Set task: Reproduce the listing below character for character; drop every image.

Records with drawing code:
+--

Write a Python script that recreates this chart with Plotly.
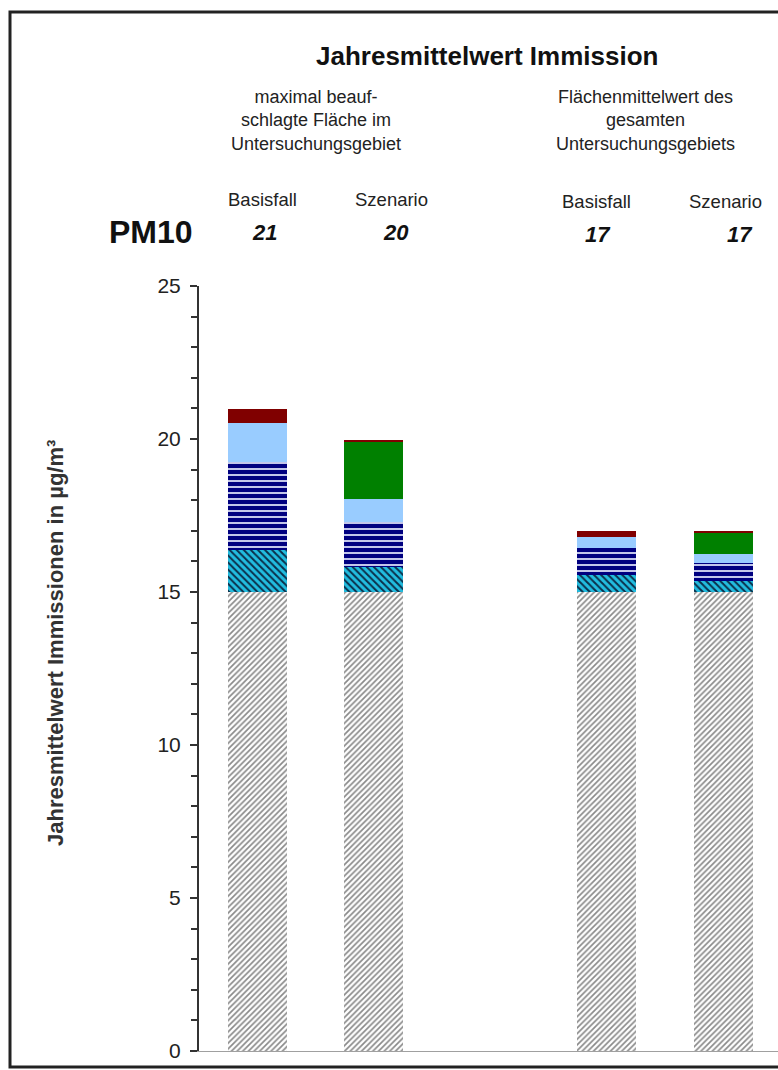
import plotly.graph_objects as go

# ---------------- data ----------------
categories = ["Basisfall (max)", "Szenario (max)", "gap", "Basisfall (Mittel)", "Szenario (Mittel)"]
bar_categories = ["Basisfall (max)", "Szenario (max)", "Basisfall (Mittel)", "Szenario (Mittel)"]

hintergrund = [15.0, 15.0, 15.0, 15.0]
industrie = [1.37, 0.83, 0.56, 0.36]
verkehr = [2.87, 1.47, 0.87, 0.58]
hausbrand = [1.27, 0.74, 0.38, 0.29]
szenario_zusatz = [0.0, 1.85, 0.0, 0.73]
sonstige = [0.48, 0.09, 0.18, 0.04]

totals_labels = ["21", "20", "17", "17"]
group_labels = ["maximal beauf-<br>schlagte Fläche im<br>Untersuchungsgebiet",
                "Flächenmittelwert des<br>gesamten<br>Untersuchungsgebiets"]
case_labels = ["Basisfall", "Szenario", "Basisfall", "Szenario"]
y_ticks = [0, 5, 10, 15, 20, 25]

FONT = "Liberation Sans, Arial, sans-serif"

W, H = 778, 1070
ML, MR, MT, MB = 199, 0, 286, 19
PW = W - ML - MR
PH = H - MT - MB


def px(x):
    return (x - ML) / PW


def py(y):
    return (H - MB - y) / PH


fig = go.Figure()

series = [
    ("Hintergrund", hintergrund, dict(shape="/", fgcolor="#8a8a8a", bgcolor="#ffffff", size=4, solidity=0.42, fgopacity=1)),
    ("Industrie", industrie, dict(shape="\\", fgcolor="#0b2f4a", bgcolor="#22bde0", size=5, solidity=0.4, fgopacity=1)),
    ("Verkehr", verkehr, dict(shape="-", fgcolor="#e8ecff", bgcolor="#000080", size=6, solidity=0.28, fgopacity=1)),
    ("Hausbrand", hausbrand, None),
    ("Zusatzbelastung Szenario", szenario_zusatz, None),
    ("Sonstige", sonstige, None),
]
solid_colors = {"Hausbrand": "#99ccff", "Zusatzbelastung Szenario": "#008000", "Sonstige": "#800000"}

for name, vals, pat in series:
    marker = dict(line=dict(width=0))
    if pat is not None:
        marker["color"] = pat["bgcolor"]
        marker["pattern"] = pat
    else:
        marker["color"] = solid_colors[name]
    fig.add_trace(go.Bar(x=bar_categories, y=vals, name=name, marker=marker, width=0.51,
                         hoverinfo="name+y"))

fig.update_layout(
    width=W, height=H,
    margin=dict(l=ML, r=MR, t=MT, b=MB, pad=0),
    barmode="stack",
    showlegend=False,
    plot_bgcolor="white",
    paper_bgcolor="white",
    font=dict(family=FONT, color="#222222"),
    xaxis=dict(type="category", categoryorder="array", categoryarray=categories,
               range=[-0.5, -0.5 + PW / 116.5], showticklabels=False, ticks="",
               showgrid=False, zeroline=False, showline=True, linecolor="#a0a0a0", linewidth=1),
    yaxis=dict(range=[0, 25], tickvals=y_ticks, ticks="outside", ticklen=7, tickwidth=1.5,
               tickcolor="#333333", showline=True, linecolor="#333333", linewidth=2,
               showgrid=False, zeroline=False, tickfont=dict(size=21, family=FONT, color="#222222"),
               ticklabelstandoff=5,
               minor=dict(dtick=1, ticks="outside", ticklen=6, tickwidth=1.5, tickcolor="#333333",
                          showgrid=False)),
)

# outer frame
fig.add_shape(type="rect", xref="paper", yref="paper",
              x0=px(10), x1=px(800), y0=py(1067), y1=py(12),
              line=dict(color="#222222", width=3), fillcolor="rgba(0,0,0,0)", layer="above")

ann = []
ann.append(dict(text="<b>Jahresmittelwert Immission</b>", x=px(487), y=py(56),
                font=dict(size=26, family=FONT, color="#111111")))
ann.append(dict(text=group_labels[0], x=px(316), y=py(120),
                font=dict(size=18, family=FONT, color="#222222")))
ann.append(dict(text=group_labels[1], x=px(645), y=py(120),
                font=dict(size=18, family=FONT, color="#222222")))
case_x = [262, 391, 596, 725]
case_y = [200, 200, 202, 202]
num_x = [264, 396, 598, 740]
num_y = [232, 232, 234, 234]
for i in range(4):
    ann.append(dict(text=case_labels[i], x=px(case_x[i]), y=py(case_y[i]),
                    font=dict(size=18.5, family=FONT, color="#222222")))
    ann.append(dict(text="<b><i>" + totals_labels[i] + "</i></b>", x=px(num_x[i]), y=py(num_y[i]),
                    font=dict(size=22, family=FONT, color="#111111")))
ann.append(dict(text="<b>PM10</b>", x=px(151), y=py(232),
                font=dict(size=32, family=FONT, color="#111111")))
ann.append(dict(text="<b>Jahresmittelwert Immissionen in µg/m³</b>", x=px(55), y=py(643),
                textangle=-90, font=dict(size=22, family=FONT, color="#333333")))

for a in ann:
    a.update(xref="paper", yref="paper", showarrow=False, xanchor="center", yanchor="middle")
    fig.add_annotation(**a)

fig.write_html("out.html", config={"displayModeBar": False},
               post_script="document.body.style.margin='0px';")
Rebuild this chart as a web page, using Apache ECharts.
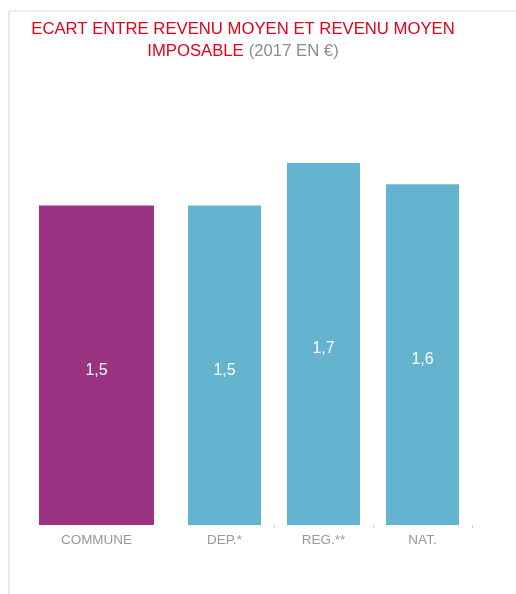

+--

Correct answer:
Write a Python script that recreates this chart with Plotly.
import plotly.graph_objects as go

# ---------------- data ----------------
categories = ["Basisfall (max)", "Szenario (max)", "gap", "Basisfall (Mittel)", "Szenario (Mittel)"]
bar_categories = ["Basisfall (max)", "Szenario (max)", "Basisfall (Mittel)", "Szenario (Mittel)"]

hintergrund = [15.0, 15.0, 15.0, 15.0]
industrie = [1.37, 0.83, 0.56, 0.36]
verkehr = [2.87, 1.47, 0.87, 0.58]
hausbrand = [1.27, 0.74, 0.38, 0.29]
szenario_zusatz = [0.0, 1.85, 0.0, 0.73]
sonstige = [0.48, 0.09, 0.18, 0.04]

totals_labels = ["21", "20", "17", "17"]
group_labels = ["maximal beauf-<br>schlagte Fläche im<br>Untersuchungsgebiet",
                "Flächenmittelwert des<br>gesamten<br>Untersuchungsgebiets"]
case_labels = ["Basisfall", "Szenario", "Basisfall", "Szenario"]
y_ticks = [0, 5, 10, 15, 20, 25]

FONT = "Liberation Sans, Arial, sans-serif"

W, H = 778, 1070
ML, MR, MT, MB = 199, 0, 286, 19
PW = W - ML - MR
PH = H - MT - MB


def px(x):
    return (x - ML) / PW


def py(y):
    return (H - MB - y) / PH


fig = go.Figure()

series = [
    ("Hintergrund", hintergrund, dict(shape="/", fgcolor="#8a8a8a", bgcolor="#ffffff", size=4, solidity=0.42, fgopacity=1)),
    ("Industrie", industrie, dict(shape="\\", fgcolor="#0b2f4a", bgcolor="#22bde0", size=5, solidity=0.4, fgopacity=1)),
    ("Verkehr", verkehr, dict(shape="-", fgcolor="#e8ecff", bgcolor="#000080", size=6, solidity=0.28, fgopacity=1)),
    ("Hausbrand", hausbrand, None),
    ("Zusatzbelastung Szenario", szenario_zusatz, None),
    ("Sonstige", sonstige, None),
]
solid_colors = {"Hausbrand": "#99ccff", "Zusatzbelastung Szenario": "#008000", "Sonstige": "#800000"}

for name, vals, pat in series:
    marker = dict(line=dict(width=0))
    if pat is not None:
        marker["color"] = pat["bgcolor"]
        marker["pattern"] = pat
    else:
        marker["color"] = solid_colors[name]
    fig.add_trace(go.Bar(x=bar_categories, y=vals, name=name, marker=marker, width=0.51,
                         hoverinfo="name+y"))

fig.update_layout(
    width=W, height=H,
    margin=dict(l=ML, r=MR, t=MT, b=MB, pad=0),
    barmode="stack",
    showlegend=False,
    plot_bgcolor="white",
    paper_bgcolor="white",
    font=dict(family=FONT, color="#222222"),
    xaxis=dict(type="category", categoryorder="array", categoryarray=categories,
               range=[-0.5, -0.5 + PW / 116.5], showticklabels=False, ticks="",
               showgrid=False, zeroline=False, showline=True, linecolor="#a0a0a0", linewidth=1),
    yaxis=dict(range=[0, 25], tickvals=y_ticks, ticks="outside", ticklen=7, tickwidth=1.5,
               tickcolor="#333333", showline=True, linecolor="#333333", linewidth=2,
               showgrid=False, zeroline=False, tickfont=dict(size=21, family=FONT, color="#222222"),
               ticklabelstandoff=5,
               minor=dict(dtick=1, ticks="outside", ticklen=6, tickwidth=1.5, tickcolor="#333333",
                          showgrid=False)),
)

# outer frame
fig.add_shape(type="rect", xref="paper", yref="paper",
              x0=px(10), x1=px(800), y0=py(1067), y1=py(12),
              line=dict(color="#222222", width=3), fillcolor="rgba(0,0,0,0)", layer="above")

ann = []
ann.append(dict(text="<b>Jahresmittelwert Immission</b>", x=px(487), y=py(56),
                font=dict(size=26, family=FONT, color="#111111")))
ann.append(dict(text=group_labels[0], x=px(316), y=py(120),
                font=dict(size=18, family=FONT, color="#222222")))
ann.append(dict(text=group_labels[1], x=px(645), y=py(120),
                font=dict(size=18, family=FONT, color="#222222")))
case_x = [262, 391, 596, 725]
case_y = [200, 200, 202, 202]
num_x = [264, 396, 598, 740]
num_y = [232, 232, 234, 234]
for i in range(4):
    ann.append(dict(text=case_labels[i], x=px(case_x[i]), y=py(case_y[i]),
                    font=dict(size=18.5, family=FONT, color="#222222")))
    ann.append(dict(text="<b><i>" + totals_labels[i] + "</i></b>", x=px(num_x[i]), y=py(num_y[i]),
                    font=dict(size=22, family=FONT, color="#111111")))
ann.append(dict(text="<b>PM10</b>", x=px(151), y=py(232),
                font=dict(size=32, family=FONT, color="#111111")))
ann.append(dict(text="<b>Jahresmittelwert Immissionen in µg/m³</b>", x=px(55), y=py(643),
                textangle=-90, font=dict(size=22, family=FONT, color="#333333")))

for a in ann:
    a.update(xref="paper", yref="paper", showarrow=False, xanchor="center", yanchor="middle")
    fig.add_annotation(**a)

fig.write_html("out.html", config={"displayModeBar": False},
               post_script="document.body.style.margin='0px';")
Rebuild this chart as a web page, using Apache ECharts.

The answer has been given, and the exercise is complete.